**Set problem**
Reproduce nothing but the lines from the start of the material through the line that includes "8630, 8910, 9060]", both ends included, and omit every picture.

Data extracted from a collection:
= = = = =

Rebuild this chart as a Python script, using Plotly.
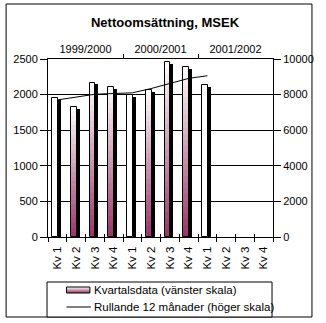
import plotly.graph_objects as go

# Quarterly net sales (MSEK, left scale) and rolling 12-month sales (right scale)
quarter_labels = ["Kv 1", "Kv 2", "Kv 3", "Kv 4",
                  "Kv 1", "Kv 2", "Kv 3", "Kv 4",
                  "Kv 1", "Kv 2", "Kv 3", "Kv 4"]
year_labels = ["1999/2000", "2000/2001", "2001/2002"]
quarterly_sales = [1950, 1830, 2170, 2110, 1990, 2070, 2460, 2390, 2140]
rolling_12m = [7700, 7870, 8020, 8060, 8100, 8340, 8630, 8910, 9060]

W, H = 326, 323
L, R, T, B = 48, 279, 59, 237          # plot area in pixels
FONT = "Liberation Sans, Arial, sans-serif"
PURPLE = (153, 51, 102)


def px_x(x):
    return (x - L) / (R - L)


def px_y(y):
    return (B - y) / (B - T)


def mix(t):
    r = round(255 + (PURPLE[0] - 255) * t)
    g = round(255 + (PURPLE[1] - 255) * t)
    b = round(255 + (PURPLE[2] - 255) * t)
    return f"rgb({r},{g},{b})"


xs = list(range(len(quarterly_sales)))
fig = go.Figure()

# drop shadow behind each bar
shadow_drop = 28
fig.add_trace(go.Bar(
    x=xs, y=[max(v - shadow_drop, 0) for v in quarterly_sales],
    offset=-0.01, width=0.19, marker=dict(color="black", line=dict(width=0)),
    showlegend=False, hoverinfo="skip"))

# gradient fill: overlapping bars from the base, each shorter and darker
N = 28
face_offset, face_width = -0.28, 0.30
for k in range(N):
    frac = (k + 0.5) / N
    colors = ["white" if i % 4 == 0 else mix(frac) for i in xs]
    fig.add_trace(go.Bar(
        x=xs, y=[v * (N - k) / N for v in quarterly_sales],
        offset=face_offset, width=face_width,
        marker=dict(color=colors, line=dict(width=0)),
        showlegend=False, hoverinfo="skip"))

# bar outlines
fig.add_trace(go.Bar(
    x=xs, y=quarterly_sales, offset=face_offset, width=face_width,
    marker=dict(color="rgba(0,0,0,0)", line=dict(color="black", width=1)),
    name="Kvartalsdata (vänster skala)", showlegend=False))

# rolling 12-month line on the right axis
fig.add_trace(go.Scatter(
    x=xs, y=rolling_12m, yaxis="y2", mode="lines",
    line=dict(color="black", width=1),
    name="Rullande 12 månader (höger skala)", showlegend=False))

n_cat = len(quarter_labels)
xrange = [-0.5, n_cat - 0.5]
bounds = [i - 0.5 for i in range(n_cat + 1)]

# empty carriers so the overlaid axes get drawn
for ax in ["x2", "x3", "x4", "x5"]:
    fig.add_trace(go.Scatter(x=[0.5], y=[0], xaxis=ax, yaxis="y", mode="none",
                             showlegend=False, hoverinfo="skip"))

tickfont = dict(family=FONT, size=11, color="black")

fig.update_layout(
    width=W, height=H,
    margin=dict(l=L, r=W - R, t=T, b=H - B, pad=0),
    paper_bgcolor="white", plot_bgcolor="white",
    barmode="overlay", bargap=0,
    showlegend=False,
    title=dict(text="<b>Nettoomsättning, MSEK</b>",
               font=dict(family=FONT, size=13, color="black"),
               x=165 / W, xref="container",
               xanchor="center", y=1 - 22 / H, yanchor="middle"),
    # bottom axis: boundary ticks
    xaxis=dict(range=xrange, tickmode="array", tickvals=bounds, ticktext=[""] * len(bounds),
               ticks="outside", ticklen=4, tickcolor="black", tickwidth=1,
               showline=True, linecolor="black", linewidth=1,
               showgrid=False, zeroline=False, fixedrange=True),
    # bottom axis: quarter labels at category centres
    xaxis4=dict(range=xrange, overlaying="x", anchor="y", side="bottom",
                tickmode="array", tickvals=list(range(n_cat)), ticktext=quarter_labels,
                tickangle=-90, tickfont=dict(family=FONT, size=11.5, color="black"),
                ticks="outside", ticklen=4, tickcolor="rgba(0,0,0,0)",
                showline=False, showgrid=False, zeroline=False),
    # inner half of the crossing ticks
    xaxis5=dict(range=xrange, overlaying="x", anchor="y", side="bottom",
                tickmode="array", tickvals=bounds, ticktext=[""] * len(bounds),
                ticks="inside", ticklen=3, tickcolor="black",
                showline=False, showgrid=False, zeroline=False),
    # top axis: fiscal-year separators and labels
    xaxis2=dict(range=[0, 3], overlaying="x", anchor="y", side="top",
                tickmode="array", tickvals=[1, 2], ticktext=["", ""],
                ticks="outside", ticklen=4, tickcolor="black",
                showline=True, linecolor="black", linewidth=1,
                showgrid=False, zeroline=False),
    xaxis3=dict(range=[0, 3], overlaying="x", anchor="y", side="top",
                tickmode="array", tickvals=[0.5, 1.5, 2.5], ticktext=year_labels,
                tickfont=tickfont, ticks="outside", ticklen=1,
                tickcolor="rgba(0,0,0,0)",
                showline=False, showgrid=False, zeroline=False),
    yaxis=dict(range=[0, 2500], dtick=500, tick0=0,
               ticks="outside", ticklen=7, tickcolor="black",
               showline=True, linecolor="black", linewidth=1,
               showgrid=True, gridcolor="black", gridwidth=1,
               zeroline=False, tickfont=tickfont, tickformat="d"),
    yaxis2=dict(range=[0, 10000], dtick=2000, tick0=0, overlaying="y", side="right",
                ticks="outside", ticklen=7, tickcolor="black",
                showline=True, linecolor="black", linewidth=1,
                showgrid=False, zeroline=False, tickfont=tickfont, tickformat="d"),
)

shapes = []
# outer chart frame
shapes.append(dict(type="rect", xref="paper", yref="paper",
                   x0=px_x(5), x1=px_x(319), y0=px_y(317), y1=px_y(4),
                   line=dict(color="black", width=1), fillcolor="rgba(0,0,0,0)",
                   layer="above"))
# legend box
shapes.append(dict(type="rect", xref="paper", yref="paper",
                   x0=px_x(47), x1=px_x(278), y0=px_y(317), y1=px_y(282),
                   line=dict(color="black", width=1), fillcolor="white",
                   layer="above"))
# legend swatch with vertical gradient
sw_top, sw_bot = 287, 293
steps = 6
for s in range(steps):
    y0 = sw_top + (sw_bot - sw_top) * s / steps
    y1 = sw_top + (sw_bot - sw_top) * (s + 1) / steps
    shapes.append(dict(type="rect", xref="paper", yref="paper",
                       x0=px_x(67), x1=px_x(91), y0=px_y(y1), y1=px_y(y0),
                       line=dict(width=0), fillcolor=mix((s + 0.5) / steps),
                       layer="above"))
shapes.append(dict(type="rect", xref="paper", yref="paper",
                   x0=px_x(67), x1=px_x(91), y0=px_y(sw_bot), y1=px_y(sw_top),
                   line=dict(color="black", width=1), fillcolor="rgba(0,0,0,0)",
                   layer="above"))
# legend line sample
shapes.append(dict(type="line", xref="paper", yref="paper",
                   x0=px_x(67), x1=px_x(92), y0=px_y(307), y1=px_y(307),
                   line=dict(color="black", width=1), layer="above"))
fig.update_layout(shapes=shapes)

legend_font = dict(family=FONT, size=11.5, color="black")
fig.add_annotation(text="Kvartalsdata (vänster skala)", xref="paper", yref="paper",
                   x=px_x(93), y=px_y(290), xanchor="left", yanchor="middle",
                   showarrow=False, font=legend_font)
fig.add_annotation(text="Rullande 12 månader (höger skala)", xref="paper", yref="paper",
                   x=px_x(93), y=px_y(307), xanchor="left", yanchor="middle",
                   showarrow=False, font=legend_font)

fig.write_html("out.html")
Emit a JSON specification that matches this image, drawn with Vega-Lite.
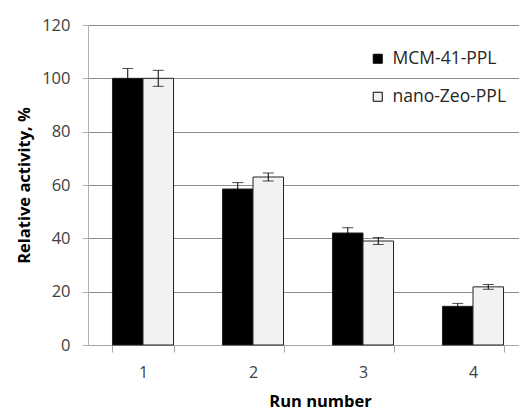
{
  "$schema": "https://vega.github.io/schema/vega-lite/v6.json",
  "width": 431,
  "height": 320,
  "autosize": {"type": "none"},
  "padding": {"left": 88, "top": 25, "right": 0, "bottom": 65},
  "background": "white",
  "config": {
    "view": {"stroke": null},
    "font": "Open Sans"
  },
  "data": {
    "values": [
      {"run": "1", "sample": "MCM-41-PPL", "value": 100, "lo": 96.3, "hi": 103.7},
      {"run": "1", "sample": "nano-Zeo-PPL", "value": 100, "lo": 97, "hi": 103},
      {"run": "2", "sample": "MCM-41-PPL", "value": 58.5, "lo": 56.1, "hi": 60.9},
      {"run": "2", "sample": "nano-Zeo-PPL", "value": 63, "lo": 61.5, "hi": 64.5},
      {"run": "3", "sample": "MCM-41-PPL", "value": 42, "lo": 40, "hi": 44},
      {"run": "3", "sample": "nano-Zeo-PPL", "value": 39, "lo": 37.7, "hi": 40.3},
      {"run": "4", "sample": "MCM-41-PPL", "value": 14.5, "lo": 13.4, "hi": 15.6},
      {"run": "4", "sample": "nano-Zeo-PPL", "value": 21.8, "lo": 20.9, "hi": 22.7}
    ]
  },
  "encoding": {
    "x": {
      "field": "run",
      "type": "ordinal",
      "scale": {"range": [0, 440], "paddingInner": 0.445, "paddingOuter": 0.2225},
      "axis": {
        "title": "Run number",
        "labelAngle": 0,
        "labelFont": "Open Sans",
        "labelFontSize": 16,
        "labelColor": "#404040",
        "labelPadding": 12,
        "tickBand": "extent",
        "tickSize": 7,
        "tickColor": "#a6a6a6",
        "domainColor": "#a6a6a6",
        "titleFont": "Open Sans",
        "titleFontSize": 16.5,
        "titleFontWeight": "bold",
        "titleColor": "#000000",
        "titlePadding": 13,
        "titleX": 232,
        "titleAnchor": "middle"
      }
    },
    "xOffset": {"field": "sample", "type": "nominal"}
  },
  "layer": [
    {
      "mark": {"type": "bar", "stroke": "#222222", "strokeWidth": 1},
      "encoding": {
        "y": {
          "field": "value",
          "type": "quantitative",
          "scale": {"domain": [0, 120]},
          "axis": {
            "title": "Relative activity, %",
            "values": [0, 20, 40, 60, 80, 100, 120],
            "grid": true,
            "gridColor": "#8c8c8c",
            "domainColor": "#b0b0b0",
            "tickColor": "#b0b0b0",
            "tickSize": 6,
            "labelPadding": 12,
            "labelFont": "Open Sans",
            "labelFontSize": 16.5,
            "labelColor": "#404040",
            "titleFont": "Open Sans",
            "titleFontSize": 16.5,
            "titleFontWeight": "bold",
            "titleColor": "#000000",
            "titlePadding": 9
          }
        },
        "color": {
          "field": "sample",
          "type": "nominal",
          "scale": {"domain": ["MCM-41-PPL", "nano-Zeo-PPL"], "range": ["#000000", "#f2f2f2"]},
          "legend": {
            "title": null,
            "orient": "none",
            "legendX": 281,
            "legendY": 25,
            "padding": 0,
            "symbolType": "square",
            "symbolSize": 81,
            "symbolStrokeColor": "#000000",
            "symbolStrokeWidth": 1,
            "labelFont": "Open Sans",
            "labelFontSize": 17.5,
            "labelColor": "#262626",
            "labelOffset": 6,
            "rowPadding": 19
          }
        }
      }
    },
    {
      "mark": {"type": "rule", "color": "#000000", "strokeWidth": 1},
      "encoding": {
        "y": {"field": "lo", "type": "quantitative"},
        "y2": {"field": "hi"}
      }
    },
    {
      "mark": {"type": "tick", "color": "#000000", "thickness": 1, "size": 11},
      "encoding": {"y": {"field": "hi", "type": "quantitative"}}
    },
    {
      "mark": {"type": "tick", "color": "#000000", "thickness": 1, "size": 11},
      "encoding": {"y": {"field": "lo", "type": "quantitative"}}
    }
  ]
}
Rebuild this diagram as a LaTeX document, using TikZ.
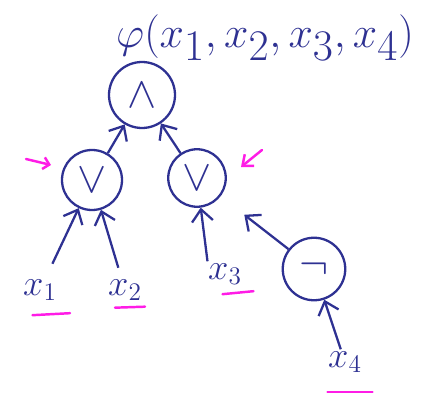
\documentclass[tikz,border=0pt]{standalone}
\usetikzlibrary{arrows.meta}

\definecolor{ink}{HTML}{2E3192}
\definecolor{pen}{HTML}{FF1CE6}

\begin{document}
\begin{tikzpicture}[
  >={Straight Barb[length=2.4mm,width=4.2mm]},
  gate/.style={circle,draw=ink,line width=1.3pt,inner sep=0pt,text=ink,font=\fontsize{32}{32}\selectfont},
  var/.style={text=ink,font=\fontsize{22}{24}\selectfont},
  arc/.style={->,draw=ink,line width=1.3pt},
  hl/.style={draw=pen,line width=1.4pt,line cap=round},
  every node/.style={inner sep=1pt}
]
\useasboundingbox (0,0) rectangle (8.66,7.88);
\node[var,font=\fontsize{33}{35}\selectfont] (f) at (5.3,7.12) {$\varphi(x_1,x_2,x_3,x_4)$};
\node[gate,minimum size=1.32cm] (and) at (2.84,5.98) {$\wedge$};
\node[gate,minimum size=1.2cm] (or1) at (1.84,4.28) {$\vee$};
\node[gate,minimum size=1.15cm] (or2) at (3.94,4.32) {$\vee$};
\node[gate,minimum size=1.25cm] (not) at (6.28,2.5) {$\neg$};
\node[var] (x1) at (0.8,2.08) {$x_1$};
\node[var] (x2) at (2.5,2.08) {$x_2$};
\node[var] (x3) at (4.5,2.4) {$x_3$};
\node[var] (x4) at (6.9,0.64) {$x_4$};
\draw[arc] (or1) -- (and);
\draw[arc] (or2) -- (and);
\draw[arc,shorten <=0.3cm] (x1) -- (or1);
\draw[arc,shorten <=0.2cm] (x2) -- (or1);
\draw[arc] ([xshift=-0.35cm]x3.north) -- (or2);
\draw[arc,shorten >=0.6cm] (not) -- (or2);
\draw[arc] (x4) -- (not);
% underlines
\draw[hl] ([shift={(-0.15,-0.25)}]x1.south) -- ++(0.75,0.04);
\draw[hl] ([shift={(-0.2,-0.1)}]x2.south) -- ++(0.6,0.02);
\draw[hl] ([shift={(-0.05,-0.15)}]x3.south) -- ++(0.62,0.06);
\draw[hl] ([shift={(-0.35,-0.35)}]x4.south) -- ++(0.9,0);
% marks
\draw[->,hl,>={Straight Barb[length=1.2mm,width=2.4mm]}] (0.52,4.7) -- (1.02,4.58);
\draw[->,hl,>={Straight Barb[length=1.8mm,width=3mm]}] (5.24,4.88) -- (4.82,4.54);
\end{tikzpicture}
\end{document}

= = = = =

**Expected output**
Rebuild this chart as a Python script, using Plotly.
import plotly.graph_objects as go

# Quarterly net sales (MSEK, left scale) and rolling 12-month sales (right scale)
quarter_labels = ["Kv 1", "Kv 2", "Kv 3", "Kv 4",
                  "Kv 1", "Kv 2", "Kv 3", "Kv 4",
                  "Kv 1", "Kv 2", "Kv 3", "Kv 4"]
year_labels = ["1999/2000", "2000/2001", "2001/2002"]
quarterly_sales = [1950, 1830, 2170, 2110, 1990, 2070, 2460, 2390, 2140]
rolling_12m = [7700, 7870, 8020, 8060, 8100, 8340, 8630, 8910, 9060]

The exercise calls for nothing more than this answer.